═══ Information supplied ═══

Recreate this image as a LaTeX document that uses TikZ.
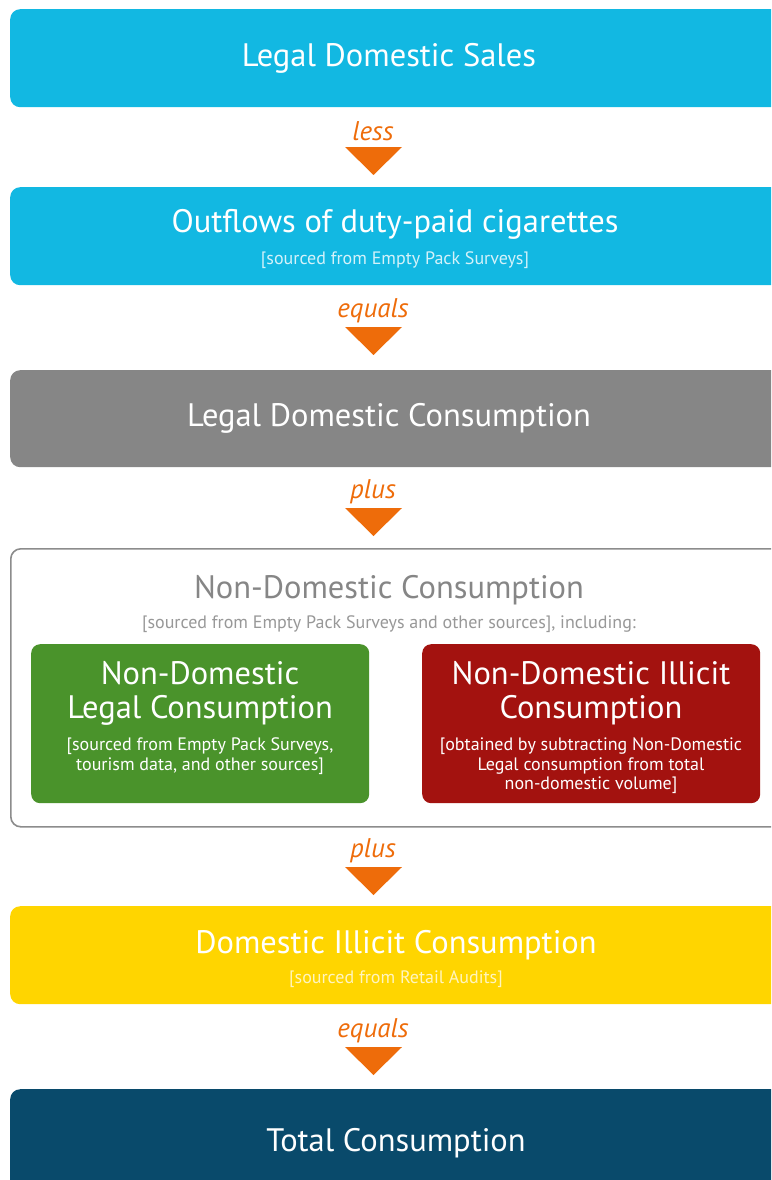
\documentclass[tikz,border=0pt]{standalone}
\usepackage{fontspec}
\setmainfont{PT Sans}
\definecolor{cyanbox}{HTML}{12B8E2}
\definecolor{graybox}{HTML}{868686}
\definecolor{greenbox}{HTML}{4A932B}
\definecolor{redbox}{HTML}{A3120F}
\definecolor{yellowbox}{HTML}{FFD500}
\definecolor{navybox}{HTML}{094A6B}
\definecolor{arrorange}{HTML}{EE6C0A}
\definecolor{outline}{HTML}{8C8C8C}
\tikzset{
  band/.style={rounded corners=10pt, minimum width=790pt, anchor=north west, inner sep=0pt, draw=none},
  inbox/.style={rounded corners=9pt, minimum width=338pt, minimum height=159pt, anchor=north west, inner sep=0pt, draw=none},
  title/.style={text=white, font=\fontsize{32.5}{34}\selectfont, inner sep=0pt},
  sub/.style={font=\fontsize{18}{20}\selectfont, inner sep=0pt},
  opword/.style={text=arrorange, font=\itshape\fontsize{27}{30}\selectfont, inner sep=0pt},
  tri/.style={fill=arrorange, draw=none},
}
\begin{document}
\begin{tikzpicture}[x=1pt,y=-1pt]
\useasboundingbox (0,0) rectangle (771,1180);
\clip (0,0) rectangle (771,1180);

% boxes
\node[band, fill=cyanbox, minimum height=98pt] (sales) at (10,9) {};
\node[title] (salesT) at (389,58) {Legal Domestic Sales};

\node[band, fill=cyanbox, minimum height=98pt] (out) at (10,187) {};
\node[title] (outT) at (395,224) {Outflows of duty-paid cigarettes};
\node[sub, text=white!82!cyanbox] (outS) at (395,260) {[sourced from Empty Pack Surveys]};

\node[band, fill=graybox, minimum height=97pt] (ldc) at (10,370) {};
\node[title] (ldcT) at (389,418) {Legal Domestic Consumption};

\node[band, draw=outline, line width=1.6pt, fill=white, minimum height=278pt] (ndc) at (10,548) {};
\node[title, text=graybox] (ndcT) at (389,590) {Non-Domestic Consumption};
\node[sub, text=graybox!85] (ndcS) at (389,624) {[sourced from Empty Pack Surveys and other sources], including:};

\node[inbox, fill=greenbox] (ndl) at (31,644) {};
\node[title, align=center] (ndlT) at (200,693) {Non-Domestic\\Legal Consumption};
\node[sub, text=white, align=center] (ndlS) at (200,756) {[sourced from Empty Pack Surveys,\\tourism data, and other sources]};

\node[inbox, fill=redbox] (ndi) at (422,644) {};
\node[title, align=center] (ndiT) at (591,693) {Non-Domestic Illicit\\Consumption};
\node[sub, text=white, align=center, font=\fontsize{18}{19.5}\selectfont] (ndiS) at (591,766) {[obtained by subtracting Non-Domestic\\Legal consumption from total\\non-domestic volume]};

\node[band, fill=yellowbox, minimum height=98pt] (dic) at (10,906) {};
\node[title] (dicT) at (396,945) {Domestic Illicit Consumption};
\node[sub, text=white!75!yellowbox] (dicS) at (396,979) {[sourced from Retail Audits]};

\node[band, fill=navybox, minimum height=110pt] (tot) at (10,1089) {};
\node[title] (totT) at (396,1143) {Total Consumption};

% operators and arrow triangles
\node[opword] (op1) at (373,131) {less};
\fill[tri] (345,147) -- (402,147) -- (373.5,175) -- cycle;
\node[opword] (op2) at (373,311) {equals};
\fill[tri] (345,327) -- (402,327) -- (373.5,355) -- cycle;
\node[opword] (op3) at (373,492) {plus};
\fill[tri] (345,508) -- (402,508) -- (373.5,536) -- cycle;
\node[opword] (op4) at (373,851) {plus};
\fill[tri] (345,867) -- (402,867) -- (373.5,895) -- cycle;
\node[opword] (op5) at (373,1031) {equals};
\fill[tri] (345,1047) -- (402,1047) -- (373.5,1075) -- cycle;
\end{tikzpicture}
\end{document}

═══

## Task requirements:
Leave every image out, and retype the material exactly.

## Problem solution:
Recreate this image as a LaTeX document that uses TikZ.
\documentclass[tikz,border=0pt]{standalone}
\usepackage{fontspec}
\setmainfont{PT Sans}
\definecolor{cyanbox}{HTML}{12B8E2}
\definecolor{graybox}{HTML}{868686}
\definecolor{greenbox}{HTML}{4A932B}
\definecolor{redbox}{HTML}{A3120F}
\definecolor{yellowbox}{HTML}{FFD500}
\definecolor{navybox}{HTML}{094A6B}
\definecolor{arrorange}{HTML}{EE6C0A}
\definecolor{outline}{HTML}{8C8C8C}
\tikzset{
  band/.style={rounded corners=10pt, minimum width=790pt, anchor=north west, inner sep=0pt, draw=none},
  inbox/.style={rounded corners=9pt, minimum width=338pt, minimum height=159pt, anchor=north west, inner sep=0pt, draw=none},
  title/.style={text=white, font=\fontsize{32.5}{34}\selectfont, inner sep=0pt},
  sub/.style={font=\fontsize{18}{20}\selectfont, inner sep=0pt},
  opword/.style={text=arrorange, font=\itshape\fontsize{27}{30}\selectfont, inner sep=0pt},
  tri/.style={fill=arrorange, draw=none},
}
\begin{document}
\begin{tikzpicture}[x=1pt,y=-1pt]
\useasboundingbox (0,0) rectangle (771,1180);
\clip (0,0) rectangle (771,1180);

% boxes
\node[band, fill=cyanbox, minimum height=98pt] (sales) at (10,9) {};
\node[title] (salesT) at (389,58) {Legal Domestic Sales};

\node[band, fill=cyanbox, minimum height=98pt] (out) at (10,187) {};
\node[title] (outT) at (395,224) {Outflows of duty-paid cigarettes};
\node[sub, text=white!82!cyanbox] (outS) at (395,260) {[sourced from Empty Pack Surveys]};

\node[band, fill=graybox, minimum height=97pt] (ldc) at (10,370) {};
\node[title] (ldcT) at (389,418) {Legal Domestic Consumption};

\node[band, draw=outline, line width=1.6pt, fill=white, minimum height=278pt] (ndc) at (10,548) {};
\node[title, text=graybox] (ndcT) at (389,590) {Non-Domestic Consumption};
\node[sub, text=graybox!85] (ndcS) at (389,624) {[sourced from Empty Pack Surveys and other sources], including:};

\node[inbox, fill=greenbox] (ndl) at (31,644) {};
\node[title, align=center] (ndlT) at (200,693) {Non-Domestic\\Legal Consumption};
\node[sub, text=white, align=center] (ndlS) at (200,756) {[sourced from Empty Pack Surveys,\\tourism data, and other sources]};

\node[inbox, fill=redbox] (ndi) at (422,644) {};
\node[title, align=center] (ndiT) at (591,693) {Non-Domestic Illicit\\Consumption};
\node[sub, text=white, align=center, font=\fontsize{18}{19.5}\selectfont] (ndiS) at (591,766) {[obtained by subtracting Non-Domestic\\Legal consumption from total\\non-domestic volume]};

\node[band, fill=yellowbox, minimum height=98pt] (dic) at (10,906) {};
\node[title] (dicT) at (396,945) {Domestic Illicit Consumption};
\node[sub, text=white!75!yellowbox] (dicS) at (396,979) {[sourced from Retail Audits]};

\node[band, fill=navybox, minimum height=110pt] (tot) at (10,1089) {};
\node[title] (totT) at (396,1143) {Total Consumption};

% operators and arrow triangles
\node[opword] (op1) at (373,131) {less};
\fill[tri] (345,147) -- (402,147) -- (373.5,175) -- cycle;
\node[opword] (op2) at (373,311) {equals};
\fill[tri] (345,327) -- (402,327) -- (373.5,355) -- cycle;
\node[opword] (op3) at (373,492) {plus};
\fill[tri] (345,508) -- (402,508) -- (373.5,536) -- cycle;
\node[opword] (op4) at (373,851) {plus};
\fill[tri] (345,867) -- (402,867) -- (373.5,895) -- cycle;
\node[opword] (op5) at (373,1031) {equals};
\fill[tri] (345,1047) -- (402,1047) -- (373.5,1075) -- cycle;
\end{tikzpicture}
\end{document}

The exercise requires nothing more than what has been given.